Going forward, all Fairfax County Public Schools workers will be required to undergo regular background checks and notify the school system of any arrests while they’re employed.
The expanded background check policies will be implemented after an investigation last year found “systemic gaps” in the hiring process, FCPS announced yesterday (Tuesday).
The independent investigation was prompted by the discovery that former Glasgow Middle School counselor Darren Thornton had remained employed for months after he was convicted of soliciting prostitution from a minor in Chesterfield County.
Effective since March 12, the new regulation is part of a “continuing effort to provide safe schools and workplaces for all students and staff,” FCPS said.

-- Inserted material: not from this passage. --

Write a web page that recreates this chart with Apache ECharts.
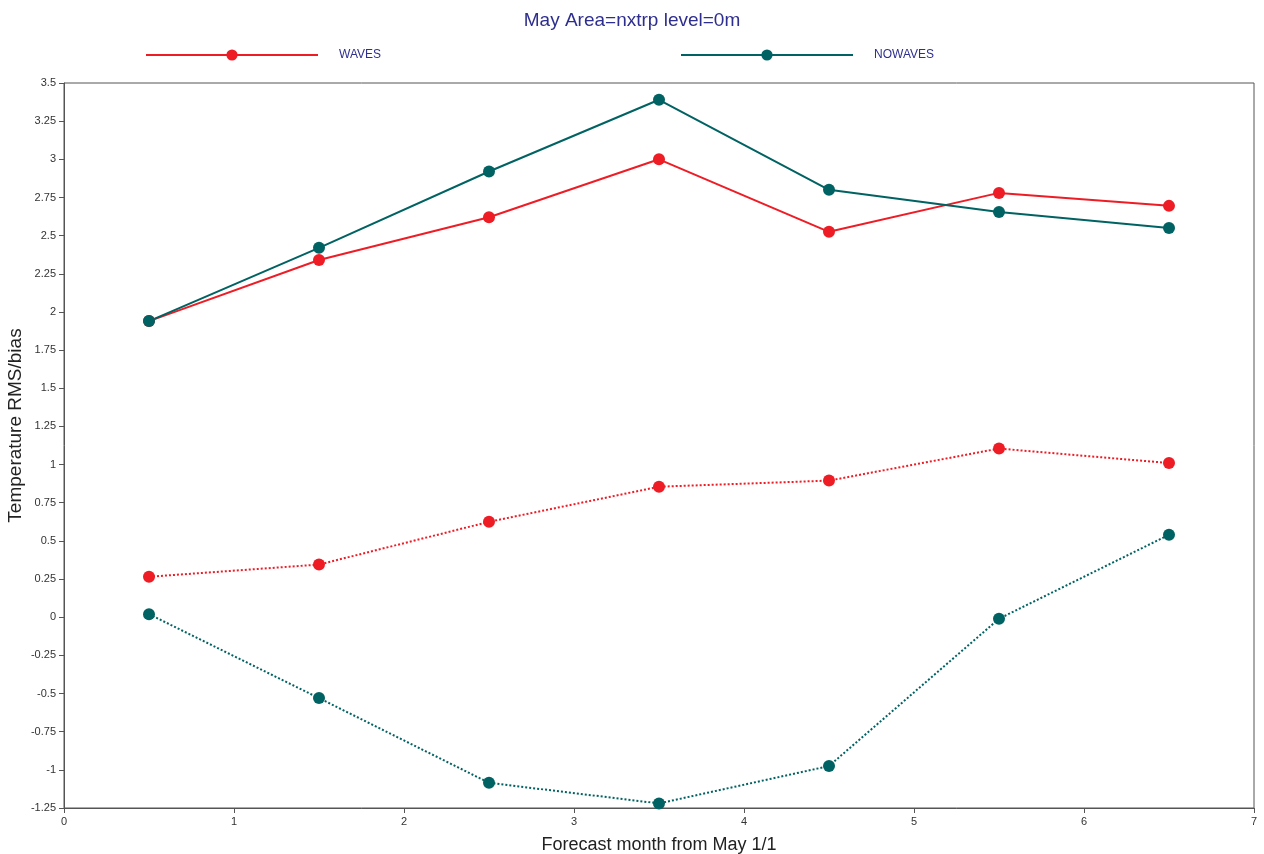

All employees, including temporary, hourly and substitute staff, will be reviewed through the National Sex Offender Registry, starting this month. This summer, anyone hired before August 2006 will also need to make an appointment where their fingerprints can be scanned for review by the Virginia State Police and FBI.
Employees hired between Aug. 1, 2006 and July 1, 2022 already have digital fingerprint scans on file, so those will be automatically resubmitted, FCPS says.
All employees are now required to disclose to the FCPS Office of Equity and Employee Relations (EER) any arrests for felonies, misdemeanors or other “acts that impact a person’s ability to work” that occurred after they were hired.
FCPS says its Department of Human Resources will start submitting all employees for criminal record background checks “periodically to monitor for unreported criminal record activity.”
“Additional types of background checks may also be used for periodic monitoring,” FCPS said. “Not every arrest would lead to action; however, a barrier crime, felony or a crime that impacts a person’s ability to work may have cause for dismissal.”
FCPS Superintendent Dr. Michelle Reid told families on Aug. 18 that Thornton had been fired after officials were notified of his March 11 conviction and sentencing, which called for supervised probation in place of a suspended five-year jail sentence.
Thornton was originally arrested in November 2020, but Chesterfield police later said their emails alerting FCPS to the sex crime charge bounced back. The 50-year-old Mechanicsville resident was arrested for a second time in a separate sting operation on June 9, 2022.
After he was terminated by FCPS, Virginia State Police arrested Thornton for failing to provide complete and accurate information to the state’s sex offender registry.
In addition to indicating that it will require regular background checks, the Fairfax County School Board said following the independent investigation in September that it will make changes to its processes for verifying licensure, documenting employee leave and dismissing workers convicted of certain crimes.
David Walrod, president of the Fairfax County Federation of Teachers, expressed support for the new background check policies, stating that the Thornton case showed the limits of relying solely on law enforcement for notification of crimes by employees.
“Ensuring that employees have a clean criminal record at the start their career is important but ensuring that employees maintain clean criminal records is an important part of ensuring the safety of our students and staff,” Walrod said in a statement. “I commend the district for taking this step, and I am glad to see that Dr. Reid has taken decisive steps to ensure this happens.”
Spurred by the Thornton case, the General Assembly passed a law last month requiring all public school divisions in Virginia to designate a contact for law enforcement and courts who will manage reports related to any school employee arrests or convictions for felonies. Sponsored by state Sen. Scott Surovell, the measure will take effect on July 1.